Custer mania rides again! Every 20 years or so, interest in the story and legend of General Custer revives. And with the release of a spate of new books--and at least one movie--we seem to be nearing the crescendo of another such outbreak. With Custer on the Little Bighorn is one of the more interesting of this wave's batch of offerings. Written some four decades after the Battle of Little Bighorn by William O. Taylor, a former soldier in Custer's battalion, the book provides a level-headed account of the times--and the day in question--from someone who was there. In the process, Taylor shares his ambivalence over the mission that the army he fought for was engaged.

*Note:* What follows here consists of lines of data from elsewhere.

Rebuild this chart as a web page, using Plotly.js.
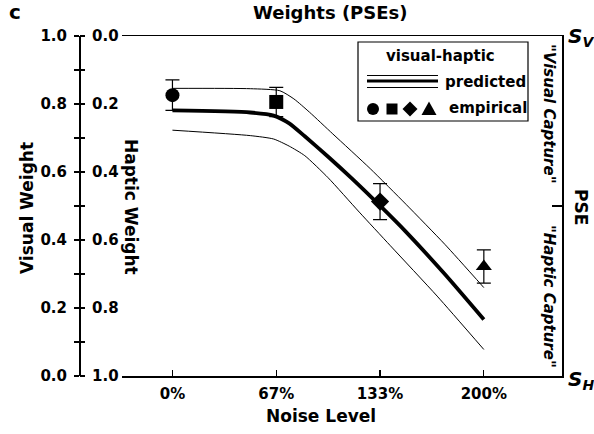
<!DOCTYPE html>
<html>
<head>
<meta charset="utf-8">
<script src="https://cdn.plot.ly/plotly-3.0.1.min.js"></script>
<style>html,body{margin:0;padding:0;background:#fff;}</style>
</head>
<body>
<div id="chart" style="width:594px;height:434px;"></div>
<script>
// ---- data ----
const noiseTickVals = [0, 66.67, 133.33, 200];
const noiseTickText = ['0%', '67%', '133%', '200%'];

// predicted visual weight (thick = mean, thin = bounds), noise level in %
const predX      = [0, 50, 65, 75, 85, 100, 115, 133.3, 150, 175, 200];
const predMean   = [0.781, 0.775, 0.766, 0.743, 0.705, 0.645, 0.582, 0.501, 0.424, 0.299, 0.166];
const upperX     = [0, 50, 69, 78, 88, 103, 127, 150, 175, 200];
const predUpper  = [0.846, 0.845, 0.839, 0.815, 0.776, 0.712, 0.610, 0.505, 0.387, 0.260];
const lowerX     = [0, 50, 65, 75, 85, 100, 120, 140, 170, 200];
const predLower  = [0.723, 0.707, 0.697, 0.676, 0.648, 0.583, 0.482, 0.383, 0.235, 0.078];

// empirical visual weight
const empX       = [0, 66.67, 133.33, 200];
const empY       = [0.826, 0.806, 0.513, 0.322];
const empErr     = [0.045, 0.043, 0.053, 0.049];
const empSymbols = ['circle', 'square', 'diamond', 'triangle-up'];

// ---- layout helpers (pixel -> paper) ----
const W = 594, H = 434;
const M = {l: 79, r: 32, t: 36, b: 58};
const PW = W - M.l - M.r, PH = H - M.t - M.b;
const px = x => (x - M.l) / PW;
const py = y => (H - M.b - y) / PH;

const FONT = '"DejaVu Sans", sans-serif';
const bold = (size) => ({family: FONT, size: size, color: '#000', weight: 'bold'});
const boldIt = (size) => ({family: FONT, size: size, color: '#000', weight: 'bold', style: 'italic'});

const smooth = {shape: 'spline', smoothing: 0.6};
const traces = [
  {x: upperX, y: predUpper, mode: 'lines', line: Object.assign({color: '#000', width: 1}, smooth), hoverinfo: 'skip'},
  {x: lowerX, y: predLower, mode: 'lines', line: Object.assign({color: '#000', width: 1}, smooth), hoverinfo: 'skip'},
  {x: predX, y: predMean, mode: 'lines', line: Object.assign({color: '#000', width: 3.8}, smooth), hoverinfo: 'skip'},
  {x: empX, y: empY, mode: 'markers',
   marker: {symbol: empSymbols, size: 14, color: '#000'},
   error_y: {type: 'data', array: empErr, visible: true, color: '#000', thickness: 1.2, width: 7}}
];

function ann(text, x, y, font, extra) {
  return Object.assign({text: text, x: px(x), y: py(y), xref: 'paper', yref: 'paper',
    showarrow: false, font: font, xanchor: 'center', yanchor: 'middle'}, extra || {});
}

const annotations = [
  ann('c', 15, 12, bold(20)),
  ann('Weights (PSEs)', 330, 12, bold(18)),
  ann('Visual Weight', 27, 208, bold(17), {textangle: -90}),
  ann('Haptic Weight', 131, 207, bold(17), {textangle: 90}),
  ann('Noise Level', 321, 416, bold(17)),
  ann('S<sub>V</sub>', 581, 37, boldIt(20)),
  ann('S<sub>H</sub>', 581, 380, boldIt(20)),
  ann('PSE', 581, 207, bold(17), {textangle: 90}),
  ann('"Visual Capture"', 549, 114, boldIt(15), {textangle: 90}),
  ann('"Haptic Capture"', 549, 296, boldIt(15), {textangle: 90}),
  ann('visual-haptic', 440, 56, bold(15)),
  ann('predicted', 443, 82, bold(15), {xanchor: 'left'}),
  ann('empirical', 447, 108, bold(15), {xanchor: 'left'})
];

function line(x0, y0, x1, y1, w) {
  return {type: 'line', xref: 'paper', yref: 'paper', x0: px(x0), y0: py(y0), x1: px(x1), y1: py(y1),
          line: {color: '#000', width: w}};
}
function fillPath(pts) {
  const d = 'M ' + pts.map(p => px(p[0]) + ',' + py(p[1])).join(' L ') + ' Z';
  return {type: 'path', xref: 'paper', yref: 'paper', path: d, fillcolor: '#000', line: {color: '#000', width: 0}};
}
const shapes = [
  {type: 'rect', xref: 'paper', yref: 'paper', x0: px(358), x1: px(528), y0: py(121), y1: py(42),
   line: {color: '#000', width: 1.2}, fillcolor: '#fff'},
  line(367, 75.5, 438, 75.5, 1),
  line(367, 81, 438, 81, 3),
  line(367, 87.5, 438, 87.5, 1),
  {type: 'circle', xref: 'paper', yref: 'paper', x0: px(367), x1: px(379), y0: py(115), y1: py(103),
   fillcolor: '#000', line: {color: '#000', width: 0}},
  fillPath([[386.5, 103.5], [397.5, 103.5], [397.5, 114.5], [386.5, 114.5]]),
  fillPath([[410, 101.5], [417.5, 109], [410, 116.5], [402.5, 109]]),
  fillPath([[429, 101.5], [436.5, 115], [421.5, 115]])
];

const tickFont = bold(15);
const layout = {
  width: W, height: H, margin: M,
  paper_bgcolor: '#fff', plot_bgcolor: 'rgba(0,0,0,0)',
  showlegend: false,
  font: {family: FONT, color: '#000'},
  xaxis: {
    domain: [px(122), 1], range: [-32.4, 250.2],
    tickvals: noiseTickVals, ticktext: noiseTickText,
    ticks: 'inside', ticklen: 6, tickwidth: 1.2, tickcolor: '#000',
    ticklabelstandoff: 3,
    showline: true, mirror: true, linecolor: '#000', linewidth: 1.5,
    showgrid: false, zeroline: false, tickfont: tickFont
  },
  yaxis: {
    anchor: 'free', position: 0, side: 'left', range: [0, 1],
    dtick: 0.2, tick0: 0, tickformat: '.1f',
    ticks: 'outside', ticklen: 5, tickwidth: 1.2, tickcolor: '#000',
    ticklabelstandoff: 4,
    minor: {dtick: 0.1, ticks: 'outside', ticklen: 5, tickwidth: 1.2, tickcolor: '#000'},
    showline: true, linecolor: '#000', linewidth: 1.5,
    showgrid: false, zeroline: false, tickfont: tickFont
  },
  yaxis2: {
    overlaying: 'y', anchor: 'free', position: 0, side: 'right', range: [1, 0],
    dtick: 0.2, tick0: 0, tickformat: '.1f',
    ticks: 'outside', ticklen: 5, tickwidth: 1.2, tickcolor: '#000',
    ticklabelstandoff: 4,
    minor: {dtick: 0.1, ticks: 'outside', ticklen: 5, tickwidth: 1.2, tickcolor: '#000'},
    showline: false, showgrid: false, zeroline: false, tickfont: tickFont
  },
  yaxis3: {
    overlaying: 'y', anchor: 'x', side: 'right', range: [0, 1],
    tickvals: [0.5], ticks: 'inside', ticklen: 10, tickwidth: 1.2, tickcolor: '#000',
    showticklabels: false, showline: true, linecolor: '#000', linewidth: 1.5,
    showgrid: false, zeroline: false
  },
  annotations: annotations,
  shapes: shapes
};

// invisible helper traces so yaxis2 / yaxis3 are drawn
traces.push({x: [0], y: [0.5], yaxis: 'y2', mode: 'markers', marker: {opacity: 0}, hoverinfo: 'skip'});
traces.push({x: [0], y: [0.5], yaxis: 'y3', mode: 'markers', marker: {opacity: 0}, hoverinfo: 'skip'});

Plotly.newPlot('chart', traces, layout, {staticPlot: true, displayModeBar: false});
</script>
</body>
</html>
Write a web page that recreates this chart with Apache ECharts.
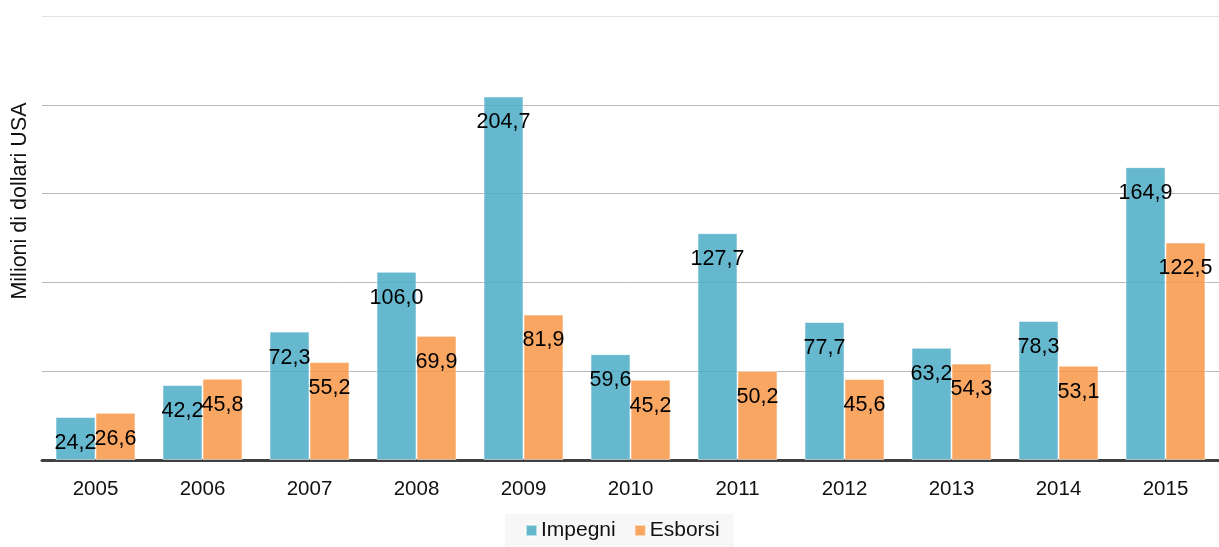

Describing an encounter with a band of Indians he writes: "a howling mass of red warriors, naked to the waist, who, maddened and desperate by the terrified cries of the wives and children whose lives were put in jeopardy for the third time within a few weeks, rushed from their camps . . . They seemed to us . . . like fiends incarnate, but were they?"
From Publishers Weekly
On June 25, 1876, as General George Armstrong Custer and his soldiers fell to Sioux warriors, Taylor, a private in Troop A of the 7th Cavalry who had just ridden into battle with Major Marcus Reno, was bunkered down, under siege, in a valley below the Little Bighorn. Three days later, he helped bury Custer's troops. Discharged for reasons of health in 1877, Taylor became a lifelong student of his first and only battle. Six years before he died, he completed this previously unpublished memoir/history, which was purchased by editor Martin in 1995. The text integrates Taylor's personal memories with extensive borrowings from such then standard sources as Elizabeth B. Custer's Boots and Saddles and John Finerty's War-Path and Bivouac. Taylor's clear prose style as well as his handwriting, of which several pages are reproduced, pay tribute to the effectiveness of the common schools of New York State at mid-19th century. The author's sympathy for the Indians, his dislike of Reno and his belief that Custer was a victim of his own overconfidence reflect prevailing turn-of-the-century opinions without adding much to the respective debates. The narrative, on the other hand, offers vivid and original firsthand accounts of both the confused retreat of Reno's battalion across the Little Bighorn River and the grisly process of identifying and interring the already decomposing corpses on the site of the Last Stand. Martin's first-rate editing makes the most of a volume that will delight Custer buffs and engage scholars of the campaign. Photos. Editor tour.